** START **
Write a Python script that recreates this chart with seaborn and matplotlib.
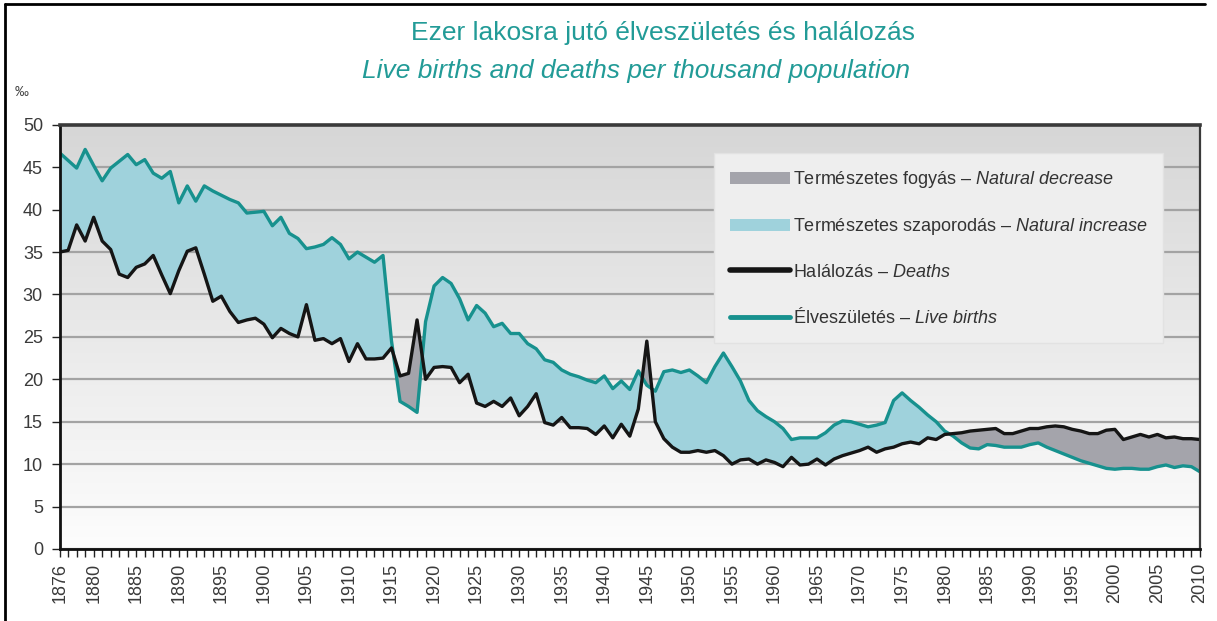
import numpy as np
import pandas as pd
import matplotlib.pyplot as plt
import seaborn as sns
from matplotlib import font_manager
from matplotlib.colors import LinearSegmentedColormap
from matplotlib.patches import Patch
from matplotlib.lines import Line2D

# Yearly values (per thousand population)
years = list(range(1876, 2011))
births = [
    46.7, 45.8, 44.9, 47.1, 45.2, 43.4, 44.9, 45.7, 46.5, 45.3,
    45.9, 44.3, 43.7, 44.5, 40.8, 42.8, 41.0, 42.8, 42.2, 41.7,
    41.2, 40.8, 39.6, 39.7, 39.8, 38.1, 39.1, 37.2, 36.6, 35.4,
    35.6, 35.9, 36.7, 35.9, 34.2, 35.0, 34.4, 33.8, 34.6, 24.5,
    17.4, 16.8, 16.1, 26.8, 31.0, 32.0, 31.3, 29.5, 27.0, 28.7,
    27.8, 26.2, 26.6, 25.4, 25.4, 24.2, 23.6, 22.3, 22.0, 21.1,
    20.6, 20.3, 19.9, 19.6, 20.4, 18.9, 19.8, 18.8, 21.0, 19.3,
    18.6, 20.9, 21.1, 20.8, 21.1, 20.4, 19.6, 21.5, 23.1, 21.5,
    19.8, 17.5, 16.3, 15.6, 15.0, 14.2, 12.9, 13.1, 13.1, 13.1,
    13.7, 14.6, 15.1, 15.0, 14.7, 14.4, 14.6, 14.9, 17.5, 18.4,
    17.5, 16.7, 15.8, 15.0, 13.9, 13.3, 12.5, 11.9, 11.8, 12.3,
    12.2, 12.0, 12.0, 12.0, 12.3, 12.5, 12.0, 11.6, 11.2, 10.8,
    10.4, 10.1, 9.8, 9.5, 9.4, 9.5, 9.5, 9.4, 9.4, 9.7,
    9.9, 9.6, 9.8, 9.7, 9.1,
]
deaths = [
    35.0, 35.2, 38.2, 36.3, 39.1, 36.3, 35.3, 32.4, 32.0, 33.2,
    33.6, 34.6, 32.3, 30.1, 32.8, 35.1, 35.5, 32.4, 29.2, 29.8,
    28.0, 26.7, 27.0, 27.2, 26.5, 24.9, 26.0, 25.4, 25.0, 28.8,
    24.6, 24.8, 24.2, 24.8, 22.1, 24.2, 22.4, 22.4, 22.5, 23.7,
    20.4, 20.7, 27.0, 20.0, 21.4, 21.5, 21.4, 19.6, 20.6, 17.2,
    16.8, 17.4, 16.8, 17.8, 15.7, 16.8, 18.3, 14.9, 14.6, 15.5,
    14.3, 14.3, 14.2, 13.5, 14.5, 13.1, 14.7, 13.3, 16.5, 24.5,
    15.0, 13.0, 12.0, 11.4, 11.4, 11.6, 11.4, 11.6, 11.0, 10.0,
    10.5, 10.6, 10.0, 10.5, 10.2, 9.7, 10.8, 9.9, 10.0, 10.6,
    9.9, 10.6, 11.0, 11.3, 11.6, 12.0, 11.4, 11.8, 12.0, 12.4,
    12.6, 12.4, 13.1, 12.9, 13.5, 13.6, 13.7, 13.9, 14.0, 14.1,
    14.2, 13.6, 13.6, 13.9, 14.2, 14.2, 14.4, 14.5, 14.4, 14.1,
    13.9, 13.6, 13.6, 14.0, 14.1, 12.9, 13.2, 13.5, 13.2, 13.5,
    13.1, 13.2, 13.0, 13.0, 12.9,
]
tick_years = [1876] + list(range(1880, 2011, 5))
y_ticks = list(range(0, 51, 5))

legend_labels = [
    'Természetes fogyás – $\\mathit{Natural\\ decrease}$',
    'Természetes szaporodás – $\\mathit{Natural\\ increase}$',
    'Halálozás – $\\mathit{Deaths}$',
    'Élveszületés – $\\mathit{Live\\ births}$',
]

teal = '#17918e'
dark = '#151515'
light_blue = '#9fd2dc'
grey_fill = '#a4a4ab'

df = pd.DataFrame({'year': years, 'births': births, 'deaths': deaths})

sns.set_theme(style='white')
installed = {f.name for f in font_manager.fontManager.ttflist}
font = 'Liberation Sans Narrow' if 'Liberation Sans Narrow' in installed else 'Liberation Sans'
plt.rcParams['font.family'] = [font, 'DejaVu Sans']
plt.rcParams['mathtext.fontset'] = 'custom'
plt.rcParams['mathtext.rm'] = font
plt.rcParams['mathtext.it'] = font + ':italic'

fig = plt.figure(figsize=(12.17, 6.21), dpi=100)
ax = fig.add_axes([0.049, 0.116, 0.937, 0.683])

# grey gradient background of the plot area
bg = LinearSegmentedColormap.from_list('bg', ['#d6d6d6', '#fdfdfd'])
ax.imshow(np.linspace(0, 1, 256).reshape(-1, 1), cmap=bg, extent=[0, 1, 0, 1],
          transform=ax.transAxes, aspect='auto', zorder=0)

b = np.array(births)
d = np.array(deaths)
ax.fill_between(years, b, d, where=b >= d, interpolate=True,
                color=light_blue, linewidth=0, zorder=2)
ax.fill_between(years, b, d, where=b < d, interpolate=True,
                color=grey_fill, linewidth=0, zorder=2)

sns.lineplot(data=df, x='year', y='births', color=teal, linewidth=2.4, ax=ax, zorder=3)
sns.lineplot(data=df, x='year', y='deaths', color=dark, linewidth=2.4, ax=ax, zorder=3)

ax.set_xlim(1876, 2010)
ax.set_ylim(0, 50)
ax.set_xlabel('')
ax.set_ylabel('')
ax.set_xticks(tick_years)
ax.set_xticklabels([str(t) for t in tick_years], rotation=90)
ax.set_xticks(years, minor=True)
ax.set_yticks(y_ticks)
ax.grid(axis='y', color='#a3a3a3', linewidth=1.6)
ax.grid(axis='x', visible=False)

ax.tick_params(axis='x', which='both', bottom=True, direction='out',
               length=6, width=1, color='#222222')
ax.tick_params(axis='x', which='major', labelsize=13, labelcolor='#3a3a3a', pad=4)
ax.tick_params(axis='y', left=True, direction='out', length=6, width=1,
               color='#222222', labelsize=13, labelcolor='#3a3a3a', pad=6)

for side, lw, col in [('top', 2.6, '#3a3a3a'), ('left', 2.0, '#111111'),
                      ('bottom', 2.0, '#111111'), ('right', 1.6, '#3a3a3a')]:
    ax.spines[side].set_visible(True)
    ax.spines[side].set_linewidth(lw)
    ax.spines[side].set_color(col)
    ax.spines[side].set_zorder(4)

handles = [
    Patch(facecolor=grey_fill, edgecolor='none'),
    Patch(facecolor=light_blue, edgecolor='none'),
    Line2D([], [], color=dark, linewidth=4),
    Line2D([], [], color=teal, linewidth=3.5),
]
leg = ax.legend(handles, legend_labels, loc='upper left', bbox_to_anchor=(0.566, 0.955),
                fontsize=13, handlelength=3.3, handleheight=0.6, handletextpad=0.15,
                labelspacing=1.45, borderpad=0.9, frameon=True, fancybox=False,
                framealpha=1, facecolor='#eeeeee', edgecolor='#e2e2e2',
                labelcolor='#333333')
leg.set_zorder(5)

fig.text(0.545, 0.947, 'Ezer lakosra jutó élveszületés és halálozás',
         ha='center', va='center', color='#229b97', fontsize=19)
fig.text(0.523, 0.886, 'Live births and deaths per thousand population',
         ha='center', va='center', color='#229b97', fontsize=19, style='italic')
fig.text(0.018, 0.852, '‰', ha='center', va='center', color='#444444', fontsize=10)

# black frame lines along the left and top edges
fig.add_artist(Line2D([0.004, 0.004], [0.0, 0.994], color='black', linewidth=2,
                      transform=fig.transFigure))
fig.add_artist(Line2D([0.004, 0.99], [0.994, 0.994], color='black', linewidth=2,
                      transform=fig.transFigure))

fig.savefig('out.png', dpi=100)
** END **
## To do
Extract all lines containing the word "matplotlib".

## The response
Write a Python script that recreates this chart with seaborn and matplotlib.
import matplotlib.pyplot as plt
from matplotlib import font_manager
from matplotlib.colors import LinearSegmentedColormap
from matplotlib.patches import Patch
from matplotlib.lines import Line2D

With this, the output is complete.